◆ Information shown
|---|

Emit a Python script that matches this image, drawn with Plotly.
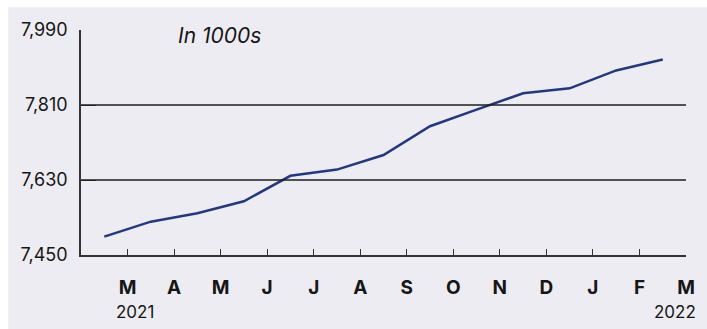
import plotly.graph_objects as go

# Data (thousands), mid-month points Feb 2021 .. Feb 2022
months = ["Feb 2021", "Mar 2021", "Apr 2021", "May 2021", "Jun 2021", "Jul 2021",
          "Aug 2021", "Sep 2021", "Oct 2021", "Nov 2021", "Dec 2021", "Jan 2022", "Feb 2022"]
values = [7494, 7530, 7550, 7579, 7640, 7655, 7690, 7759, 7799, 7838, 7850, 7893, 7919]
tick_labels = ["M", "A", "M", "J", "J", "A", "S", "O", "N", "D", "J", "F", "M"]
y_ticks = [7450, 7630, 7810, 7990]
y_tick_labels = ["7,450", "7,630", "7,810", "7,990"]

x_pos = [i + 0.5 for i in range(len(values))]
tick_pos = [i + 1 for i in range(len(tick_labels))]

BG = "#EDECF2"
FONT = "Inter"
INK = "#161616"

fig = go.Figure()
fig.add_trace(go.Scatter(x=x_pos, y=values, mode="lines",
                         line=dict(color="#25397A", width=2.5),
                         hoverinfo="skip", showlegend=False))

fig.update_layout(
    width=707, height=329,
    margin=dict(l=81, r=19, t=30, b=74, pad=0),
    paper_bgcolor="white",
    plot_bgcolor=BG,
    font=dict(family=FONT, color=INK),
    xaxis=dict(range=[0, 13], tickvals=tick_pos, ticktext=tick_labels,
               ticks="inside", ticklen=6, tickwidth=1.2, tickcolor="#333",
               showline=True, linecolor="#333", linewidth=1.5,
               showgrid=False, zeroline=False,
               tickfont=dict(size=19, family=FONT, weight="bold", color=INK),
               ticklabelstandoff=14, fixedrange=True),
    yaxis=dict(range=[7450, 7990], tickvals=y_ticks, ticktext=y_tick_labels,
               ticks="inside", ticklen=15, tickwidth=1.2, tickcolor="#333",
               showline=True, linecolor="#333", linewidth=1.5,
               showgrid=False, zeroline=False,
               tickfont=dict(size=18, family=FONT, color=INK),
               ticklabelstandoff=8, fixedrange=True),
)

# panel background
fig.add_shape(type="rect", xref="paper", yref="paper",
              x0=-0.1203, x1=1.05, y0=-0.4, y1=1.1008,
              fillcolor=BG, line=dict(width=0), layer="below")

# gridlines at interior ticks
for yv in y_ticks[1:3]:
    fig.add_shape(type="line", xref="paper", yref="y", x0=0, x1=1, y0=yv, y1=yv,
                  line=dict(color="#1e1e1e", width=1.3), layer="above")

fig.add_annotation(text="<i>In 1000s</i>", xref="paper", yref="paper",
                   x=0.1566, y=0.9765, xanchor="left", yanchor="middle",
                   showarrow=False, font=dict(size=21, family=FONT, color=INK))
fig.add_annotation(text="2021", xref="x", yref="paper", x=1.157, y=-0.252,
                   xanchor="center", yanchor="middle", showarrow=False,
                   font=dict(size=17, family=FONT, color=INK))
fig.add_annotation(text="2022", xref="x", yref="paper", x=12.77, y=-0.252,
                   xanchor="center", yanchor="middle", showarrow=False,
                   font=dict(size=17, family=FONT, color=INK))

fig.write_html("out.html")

|---|

Extract the full listing exactly, with the pictures left out.

Emit a Python script that matches this image, drawn with Plotly.
import plotly.graph_objects as go

# Data (thousands), mid-month points Feb 2021 .. Feb 2022
months = ["Feb 2021", "Mar 2021", "Apr 2021", "May 2021", "Jun 2021", "Jul 2021",
          "Aug 2021", "Sep 2021", "Oct 2021", "Nov 2021", "Dec 2021", "Jan 2022", "Feb 2022"]
values = [7494, 7530, 7550, 7579, 7640, 7655, 7690, 7759, 7799, 7838, 7850, 7893, 7919]
tick_labels = ["M", "A", "M", "J", "J", "A", "S", "O", "N", "D", "J", "F", "M"]
y_ticks = [7450, 7630, 7810, 7990]
y_tick_labels = ["7,450", "7,630", "7,810", "7,990"]

x_pos = [i + 0.5 for i in range(len(values))]
tick_pos = [i + 1 for i in range(len(tick_labels))]

BG = "#EDECF2"
FONT = "Inter"
INK = "#161616"

fig = go.Figure()
fig.add_trace(go.Scatter(x=x_pos, y=values, mode="lines",
                         line=dict(color="#25397A", width=2.5),
                         hoverinfo="skip", showlegend=False))

fig.update_layout(
    width=707, height=329,
    margin=dict(l=81, r=19, t=30, b=74, pad=0),
    paper_bgcolor="white",
    plot_bgcolor=BG,
    font=dict(family=FONT, color=INK),
    xaxis=dict(range=[0, 13], tickvals=tick_pos, ticktext=tick_labels,
               ticks="inside", ticklen=6, tickwidth=1.2, tickcolor="#333",
               showline=True, linecolor="#333", linewidth=1.5,
               showgrid=False, zeroline=False,
               tickfont=dict(size=19, family=FONT, weight="bold", color=INK),
               ticklabelstandoff=14, fixedrange=True),
    yaxis=dict(range=[7450, 7990], tickvals=y_ticks, ticktext=y_tick_labels,
               ticks="inside", ticklen=15, tickwidth=1.2, tickcolor="#333",
               showline=True, linecolor="#333", linewidth=1.5,
               showgrid=False, zeroline=False,
               tickfont=dict(size=18, family=FONT, color=INK),
               ticklabelstandoff=8, fixedrange=True),
)

# panel background
fig.add_shape(type="rect", xref="paper", yref="paper",
              x0=-0.1203, x1=1.05, y0=-0.4, y1=1.1008,
              fillcolor=BG, line=dict(width=0), layer="below")

# gridlines at interior ticks
for yv in y_ticks[1:3]:
    fig.add_shape(type="line", xref="paper", yref="y", x0=0, x1=1, y0=yv, y1=yv,
                  line=dict(color="#1e1e1e", width=1.3), layer="above")

fig.add_annotation(text="<i>In 1000s</i>", xref="paper", yref="paper",
                   x=0.1566, y=0.9765, xanchor="left", yanchor="middle",
                   showarrow=False, font=dict(size=21, family=FONT, color=INK))
fig.add_annotation(text="2021", xref="x", yref="paper", x=1.157, y=-0.252,
                   xanchor="center", yanchor="middle", showarrow=False,
                   font=dict(size=17, family=FONT, color=INK))
fig.add_annotation(text="2022", xref="x", yref="paper", x=12.77, y=-0.252,
                   xanchor="center", yanchor="middle", showarrow=False,
                   font=dict(size=17, family=FONT, color=INK))

fig.write_html("out.html")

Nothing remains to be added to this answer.